The team behind the development of the Oculus Rift has released the specifications that will be required to power the hotly anticipated VR headset.
Turns out, the consumer Oculus won’t be any slouch, and will need some fairly decent hardware to bring its virtual worlds to life. According to the post, owners of the Rift will need to have at least a GTX 970 or AMD 290 graphics card to support its two 2,160 x 1,200 screens, which according to Steam stats could leave upwards of 90 percent of its user base out in the cold.
“Traditionally, PC 3D graphics has had soft real-time requirements, where maintaining 30-60 FPS has been adequate. VR turns graphics into more of a hard real-time problem, as each missed frame is visible,” said Chief Architect at Oculus Atman Binstock in a blog post.
“Continuously missing framerate is a jarring, uncomfortable experience. As a result, GPU headroom becomes critical in absorbing unexpected system or content performance potholes.”
Of course, this is great news for graphics cards vendors, who can expect hundreds of thousands of their top tier cards to go flying off shelves as consumers scramble to upgrade their rigs in anticipation of the Rift’s release.
Other required specs include an Intel Core i5-4590 processor or greater (no news on the AMD equivalent), 8GB of RAM, an HDMI 1.3 output, two USB 3.0 ports, and Windows 7 SP1 or above.
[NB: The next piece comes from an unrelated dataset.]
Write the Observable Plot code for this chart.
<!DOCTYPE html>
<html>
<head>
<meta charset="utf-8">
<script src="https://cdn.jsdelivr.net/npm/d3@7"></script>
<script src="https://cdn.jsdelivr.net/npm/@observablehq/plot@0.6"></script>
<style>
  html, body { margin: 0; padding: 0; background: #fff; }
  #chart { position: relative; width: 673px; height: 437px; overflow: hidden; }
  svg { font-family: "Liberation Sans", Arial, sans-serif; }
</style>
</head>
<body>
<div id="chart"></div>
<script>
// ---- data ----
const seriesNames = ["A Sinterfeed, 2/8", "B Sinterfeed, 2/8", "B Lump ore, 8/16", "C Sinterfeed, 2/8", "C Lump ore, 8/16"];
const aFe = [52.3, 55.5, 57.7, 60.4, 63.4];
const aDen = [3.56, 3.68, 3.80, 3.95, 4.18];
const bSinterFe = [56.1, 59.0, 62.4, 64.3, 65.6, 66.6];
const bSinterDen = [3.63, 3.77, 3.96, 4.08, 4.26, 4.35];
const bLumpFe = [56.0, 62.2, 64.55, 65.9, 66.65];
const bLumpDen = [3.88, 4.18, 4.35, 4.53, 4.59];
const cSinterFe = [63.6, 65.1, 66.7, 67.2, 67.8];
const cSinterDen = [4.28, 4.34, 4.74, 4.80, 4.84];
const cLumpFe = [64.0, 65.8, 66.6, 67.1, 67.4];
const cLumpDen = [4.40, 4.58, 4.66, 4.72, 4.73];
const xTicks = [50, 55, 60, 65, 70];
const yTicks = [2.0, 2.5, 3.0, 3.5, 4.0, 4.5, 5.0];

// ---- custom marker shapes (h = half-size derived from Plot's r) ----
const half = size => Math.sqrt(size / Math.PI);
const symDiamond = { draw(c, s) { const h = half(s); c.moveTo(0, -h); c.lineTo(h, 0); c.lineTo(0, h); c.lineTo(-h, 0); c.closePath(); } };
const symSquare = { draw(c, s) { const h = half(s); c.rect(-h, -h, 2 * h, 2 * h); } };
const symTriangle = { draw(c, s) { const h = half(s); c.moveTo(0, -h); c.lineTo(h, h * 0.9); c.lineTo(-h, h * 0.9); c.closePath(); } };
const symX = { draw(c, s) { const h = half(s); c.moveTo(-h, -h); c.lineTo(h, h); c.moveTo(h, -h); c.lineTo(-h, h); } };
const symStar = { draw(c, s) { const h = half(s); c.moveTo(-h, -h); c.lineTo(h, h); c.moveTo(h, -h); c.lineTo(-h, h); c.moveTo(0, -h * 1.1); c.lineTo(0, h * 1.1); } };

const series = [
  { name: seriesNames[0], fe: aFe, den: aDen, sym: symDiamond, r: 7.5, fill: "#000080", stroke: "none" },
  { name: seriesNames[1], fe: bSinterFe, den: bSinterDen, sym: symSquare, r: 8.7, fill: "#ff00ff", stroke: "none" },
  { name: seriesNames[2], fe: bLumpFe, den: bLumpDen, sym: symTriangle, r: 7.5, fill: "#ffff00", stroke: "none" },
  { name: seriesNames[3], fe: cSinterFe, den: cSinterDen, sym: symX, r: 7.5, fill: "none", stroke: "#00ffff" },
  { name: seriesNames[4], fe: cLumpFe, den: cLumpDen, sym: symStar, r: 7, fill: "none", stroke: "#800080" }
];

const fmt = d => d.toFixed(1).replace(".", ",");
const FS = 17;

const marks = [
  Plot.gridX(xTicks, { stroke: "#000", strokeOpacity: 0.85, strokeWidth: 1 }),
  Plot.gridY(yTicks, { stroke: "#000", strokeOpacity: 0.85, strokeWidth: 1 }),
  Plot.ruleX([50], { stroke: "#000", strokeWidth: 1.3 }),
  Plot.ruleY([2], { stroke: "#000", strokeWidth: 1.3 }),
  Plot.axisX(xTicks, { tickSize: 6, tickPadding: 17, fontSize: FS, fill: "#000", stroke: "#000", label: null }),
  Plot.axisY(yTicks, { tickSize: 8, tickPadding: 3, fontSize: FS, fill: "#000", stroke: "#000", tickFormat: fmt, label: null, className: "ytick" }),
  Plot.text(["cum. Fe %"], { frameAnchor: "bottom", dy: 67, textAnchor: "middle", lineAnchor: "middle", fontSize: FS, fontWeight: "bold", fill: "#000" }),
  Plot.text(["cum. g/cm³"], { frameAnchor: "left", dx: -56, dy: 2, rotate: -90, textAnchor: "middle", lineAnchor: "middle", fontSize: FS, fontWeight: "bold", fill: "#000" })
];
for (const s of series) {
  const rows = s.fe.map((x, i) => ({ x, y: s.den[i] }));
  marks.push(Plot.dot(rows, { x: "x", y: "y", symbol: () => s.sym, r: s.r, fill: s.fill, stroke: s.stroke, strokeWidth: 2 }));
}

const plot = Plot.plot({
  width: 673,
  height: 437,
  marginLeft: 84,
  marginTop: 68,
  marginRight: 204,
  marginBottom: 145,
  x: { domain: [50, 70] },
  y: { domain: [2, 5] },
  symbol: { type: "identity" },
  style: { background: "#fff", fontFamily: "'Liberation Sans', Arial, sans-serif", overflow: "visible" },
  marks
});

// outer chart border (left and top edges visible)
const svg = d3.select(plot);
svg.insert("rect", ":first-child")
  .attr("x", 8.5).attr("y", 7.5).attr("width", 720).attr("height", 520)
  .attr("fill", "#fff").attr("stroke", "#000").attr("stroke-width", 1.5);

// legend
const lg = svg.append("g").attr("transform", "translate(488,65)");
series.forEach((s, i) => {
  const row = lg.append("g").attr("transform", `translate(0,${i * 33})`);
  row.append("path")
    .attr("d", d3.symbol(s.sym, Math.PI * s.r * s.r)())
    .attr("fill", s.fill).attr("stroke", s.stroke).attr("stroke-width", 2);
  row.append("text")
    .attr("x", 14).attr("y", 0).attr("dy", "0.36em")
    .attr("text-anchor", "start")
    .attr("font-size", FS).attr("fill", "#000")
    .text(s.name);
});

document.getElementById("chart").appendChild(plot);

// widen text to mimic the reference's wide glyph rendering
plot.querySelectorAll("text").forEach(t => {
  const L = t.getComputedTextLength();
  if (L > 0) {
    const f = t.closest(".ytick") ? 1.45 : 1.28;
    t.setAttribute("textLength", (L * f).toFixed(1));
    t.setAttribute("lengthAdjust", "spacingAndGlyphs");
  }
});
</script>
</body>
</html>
The hard release date for the consumer Rift is being kept close to the company’s chest, though the device is still reportedly on track to hit shelves sometime early in Q1 of 2016.
In other news, an upgrade to the Oculus SDK was released (version 0.6.0), which will give potential developers a greater range of controls over the both the headset itself and the software used to create fully immersive experiences.